Buy low, sell high! That's the shortcut to a fortune, right? Wrong! It is just one way of loss-causing cliches that the crowd chants as they lose money year after year.

There are many other do's on the Wall Street that are really don'ts, such as the necessity of reading the financial pages and watching the evening TV business report so you are in touch with important developments in the economy and its leading industries. Or the need to get advice from a so-called Wall Street wunderkind who wears a three-piece suit and talks to other wunderkinds.

These aren't the answers and they won't put profit in your pockets. It's unfortunate that so many investors embrace these ideas as the key to financial well-being.

Buy low, sell high is a cliche, not a blueprint for action. It blinds investor to the professional' approach of buying high and selling higher, which I'll teach you to do consistently.

Being in touch with all the financial and economic news won't put your investments in the plus column either. In a word of computers and instant commmunications, the financial markets respond to the latest news long before you read or hearr about it in the press. In addition, the market sells on future rather than current earnings. In order to be successful you have to learn to use many clues the market actions provides. This blog will show you how to uncover those clues and turn them into profits.
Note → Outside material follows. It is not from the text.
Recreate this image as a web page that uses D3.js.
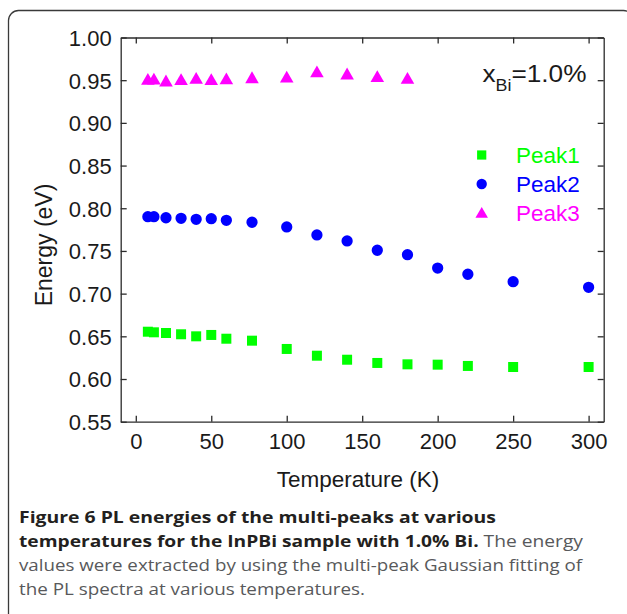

Finally, relying on the advice of Wall Street wunderkinds, the brokers and analysts, won't get you very far. The overwhelming evidence is that their advice is inferior to the advice you will get from a set of darts thrown at a stock page. Too many people spend their time talking with other brokers and analysts. They fo to luncheons where executive of the Fortune 500 companies treat them to chicken Kiev and information about current company performance being served have been on the warning tables for a long time.